**Instruction:** All lines below must be repeated exactly, with the pictures omitted.

**Supplied information:**
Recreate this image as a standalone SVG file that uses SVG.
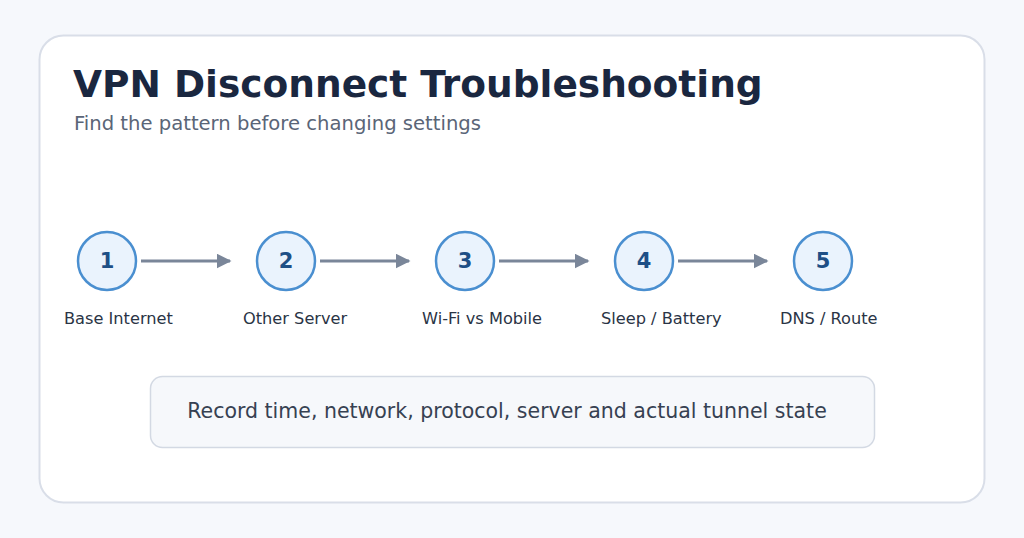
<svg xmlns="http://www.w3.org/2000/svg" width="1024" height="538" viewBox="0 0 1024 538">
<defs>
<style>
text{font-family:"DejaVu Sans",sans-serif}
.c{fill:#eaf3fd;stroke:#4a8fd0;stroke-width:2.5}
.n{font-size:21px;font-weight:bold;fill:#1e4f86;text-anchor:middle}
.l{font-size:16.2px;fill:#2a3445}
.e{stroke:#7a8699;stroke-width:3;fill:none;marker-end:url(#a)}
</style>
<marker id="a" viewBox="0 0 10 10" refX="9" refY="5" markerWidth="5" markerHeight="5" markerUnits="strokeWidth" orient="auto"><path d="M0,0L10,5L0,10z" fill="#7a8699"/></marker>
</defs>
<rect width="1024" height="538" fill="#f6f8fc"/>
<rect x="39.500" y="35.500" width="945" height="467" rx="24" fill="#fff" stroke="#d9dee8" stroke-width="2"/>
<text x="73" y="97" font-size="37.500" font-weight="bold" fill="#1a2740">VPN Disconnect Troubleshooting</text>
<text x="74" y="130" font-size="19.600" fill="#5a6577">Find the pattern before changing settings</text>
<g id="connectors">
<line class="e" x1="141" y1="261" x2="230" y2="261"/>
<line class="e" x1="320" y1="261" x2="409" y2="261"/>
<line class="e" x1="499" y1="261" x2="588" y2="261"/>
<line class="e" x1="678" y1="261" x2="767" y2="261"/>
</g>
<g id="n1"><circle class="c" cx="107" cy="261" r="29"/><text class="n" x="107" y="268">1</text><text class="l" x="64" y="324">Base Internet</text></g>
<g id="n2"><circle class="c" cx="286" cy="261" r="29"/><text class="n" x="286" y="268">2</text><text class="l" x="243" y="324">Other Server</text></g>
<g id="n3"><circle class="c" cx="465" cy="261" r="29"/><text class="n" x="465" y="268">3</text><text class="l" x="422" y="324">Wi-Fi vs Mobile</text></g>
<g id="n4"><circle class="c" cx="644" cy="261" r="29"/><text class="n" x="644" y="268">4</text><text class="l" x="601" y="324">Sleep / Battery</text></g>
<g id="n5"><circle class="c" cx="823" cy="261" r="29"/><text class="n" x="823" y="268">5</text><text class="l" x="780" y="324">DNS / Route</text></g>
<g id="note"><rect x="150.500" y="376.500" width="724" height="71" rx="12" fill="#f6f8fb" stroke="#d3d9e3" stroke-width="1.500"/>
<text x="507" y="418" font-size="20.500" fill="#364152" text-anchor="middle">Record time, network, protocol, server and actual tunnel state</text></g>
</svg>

**Solution for this problem:**
Recreate this image as a standalone SVG file that uses SVG.
<svg xmlns="http://www.w3.org/2000/svg" width="1024" height="538" viewBox="0 0 1024 538">
<defs>
<style>
text{font-family:"DejaVu Sans",sans-serif}
.c{fill:#eaf3fd;stroke:#4a8fd0;stroke-width:2.5}
.n{font-size:21px;font-weight:bold;fill:#1e4f86;text-anchor:middle}
.l{font-size:16.2px;fill:#2a3445}
.e{stroke:#7a8699;stroke-width:3;fill:none;marker-end:url(#a)}
</style>
<marker id="a" viewBox="0 0 10 10" refX="9" refY="5" markerWidth="5" markerHeight="5" markerUnits="strokeWidth" orient="auto"><path d="M0,0L10,5L0,10z" fill="#7a8699"/></marker>
</defs>
<rect width="1024" height="538" fill="#f6f8fc"/>
<rect x="39.500" y="35.500" width="945" height="467" rx="24" fill="#fff" stroke="#d9dee8" stroke-width="2"/>
<text x="73" y="97" font-size="37.500" font-weight="bold" fill="#1a2740">VPN Disconnect Troubleshooting</text>
<text x="74" y="130" font-size="19.600" fill="#5a6577">Find the pattern before changing settings</text>
<g id="connectors">
<line class="e" x1="141" y1="261" x2="230" y2="261"/>
<line class="e" x1="320" y1="261" x2="409" y2="261"/>
<line class="e" x1="499" y1="261" x2="588" y2="261"/>
<line class="e" x1="678" y1="261" x2="767" y2="261"/>
</g>
<g id="n1"><circle class="c" cx="107" cy="261" r="29"/><text class="n" x="107" y="268">1</text><text class="l" x="64" y="324">Base Internet</text></g>
<g id="n2"><circle class="c" cx="286" cy="261" r="29"/><text class="n" x="286" y="268">2</text><text class="l" x="243" y="324">Other Server</text></g>
<g id="n3"><circle class="c" cx="465" cy="261" r="29"/><text class="n" x="465" y="268">3</text><text class="l" x="422" y="324">Wi-Fi vs Mobile</text></g>
<g id="n4"><circle class="c" cx="644" cy="261" r="29"/><text class="n" x="644" y="268">4</text><text class="l" x="601" y="324">Sleep / Battery</text></g>
<g id="n5"><circle class="c" cx="823" cy="261" r="29"/><text class="n" x="823" y="268">5</text><text class="l" x="780" y="324">DNS / Route</text></g>
<g id="note"><rect x="150.500" y="376.500" width="724" height="71" rx="12" fill="#f6f8fb" stroke="#d3d9e3" stroke-width="1.500"/>
<text x="507" y="418" font-size="20.500" fill="#364152" text-anchor="middle">Record time, network, protocol, server and actual tunnel state</text></g>
</svg>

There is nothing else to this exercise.